Add a dataset to your collection
You can select an existing dataset that has already been defined from the drop-down list. Alternatively, you can create a new dataset by uploading a CSV file or by crawling the file system.
- Upload CSV
- For instructions on uploading a CSV file, see Importers.
- File System
- Before crawling the file system, you must provide IBM Watson Explorer oneWEX access. For more information, see Providing access to the local filesystem from Watson Explorer oneWEX. You can select multiple directories to crawl. Subdirectories will also be crawled.
After you create a dataset, the dataset is crawled for data. When the crawl has completed, you can proceed to the next step.
Configure collection fields
Select the title, body, and timestamp fields, which are typically used by applications, and metadata fields to initially configure this collection. For advanced usages, you can further configure the fields after creating a collection.

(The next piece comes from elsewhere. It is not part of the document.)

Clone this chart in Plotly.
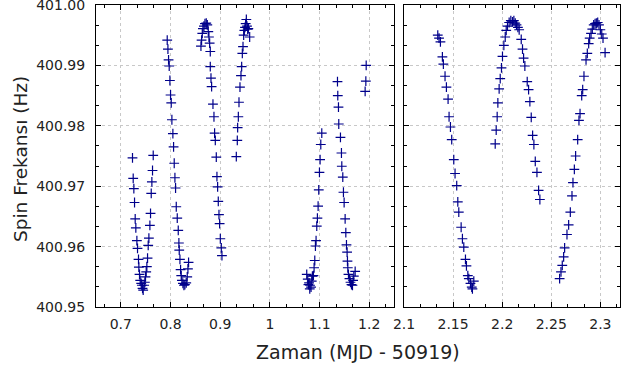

You can configure the following fields.
- Body field
- Specifies unstructured text content data to be analyzed. For an analytics collection, the enrichment process enriches this field in order to analyze documents in later stages. For a search collection, the field is tokenized for better search precision.
- Title field
- Specifies the document title. Document titles are used in various ways in IBM Watson Explorer Content Miner. For example, the Documents view has a Title column. In both analytics and search collections, this field is tokenized for better search precision.
- Date field
- Specifies the document date. The document date is used in the Documents view as the DATE column, and is also used in time-series based analytics view such as Time Series, Topic, and Trends view.
- Metadata Facets
- Select fields you want to use as facets for your analysis. You cannot select the body field or the title field. Fields selected here are treated as facet values and will be displayed in the Facet tree. You can use these facet values in Watson Explorer Content Miner analysis views. This is a very important step because Watson Explorer Content Miner requires facets for text analytics processes.
Enrich your collection
This step does not apply to search collections.
Enrichment is a process to generate annotations from unstructured text content. Only existing annotations are listed here, but you can create and apply more later. Enrichments selected here are applied to analyzable text fields (body and title fields in typical collections).
- Annotators
- Select annotators to be enabled for this collection. Selected annotators enrich the body text content. The Part of Speech annotator is selected by default. For more information, see c_ee_adm_annotators.html#c_ee_adm_annotators.
- Classifiers
- Select classifier modules to be enabled for this collection. Selected classifiers are used to classify results into categories. For more information, see Classifiers.
- Language identification
- Specify how a language used in the enrichment process applied to text content is determined.
Choose automatic detection or a specific language. The following languages are supported.
- Arabic, Czech, Danish, German, English, Spanish, French, Hebrew, Italian, Japanese, Korean, Dutch, Polish, Portuguese, Romanian, Russian, Slovak, Turkish, Chinese
Specify the facets for analysis
A facet is an unit of analysis. You analyze the unstructured content with facets and various statistics. Specifying meaningful labels for each facet is very important for your successful analysis.
You can check and confirm the available facets that were produced by selected annotators, classifiers and metadata fields in previous steps. You can modify these facets.
You can specify the default visualization for each facet.

You can specify a range rule for facets that are of type Long, Double, and Date. Click Edit next to the facet and modify the range rule. For further details, see Interval Faceting.
Save your collection
You can select Enable Domain
Adaptation Curator to facilitate natural language processing in Watson Explorer Content Miner. For more information, see Domain Adaptation Curator.
You can choose what occurs after you save your collection. There are three choices if you created your collection in Watson Explorer Content Miner but only one choice if you created it in Watson Explorer Admin Console.
- Run indexing now
- The indexing process starts soon after the collection is created. Available in Watson Explorer Content Miner and Watson Explorer Admin Console.
- Open the collection to configure advanced options
- Watson Explorer Content Miner opens the edit page for the collection in
order to review or change the collection configuration. Available in Watson Explorer Content Miner only.
To run indexing, select Start Index in the collection card of Watson Explorer Content Miner or the collections page of Watson Explorer Admin Console.
- Do nothing
- The indexing process does not start after the collection is created. Available in Watson Explorer Content Miner only.
To run indexing, select Start Index in the collection card of Watson Explorer Content Miner or the collections page of Watson Explorer Admin Console.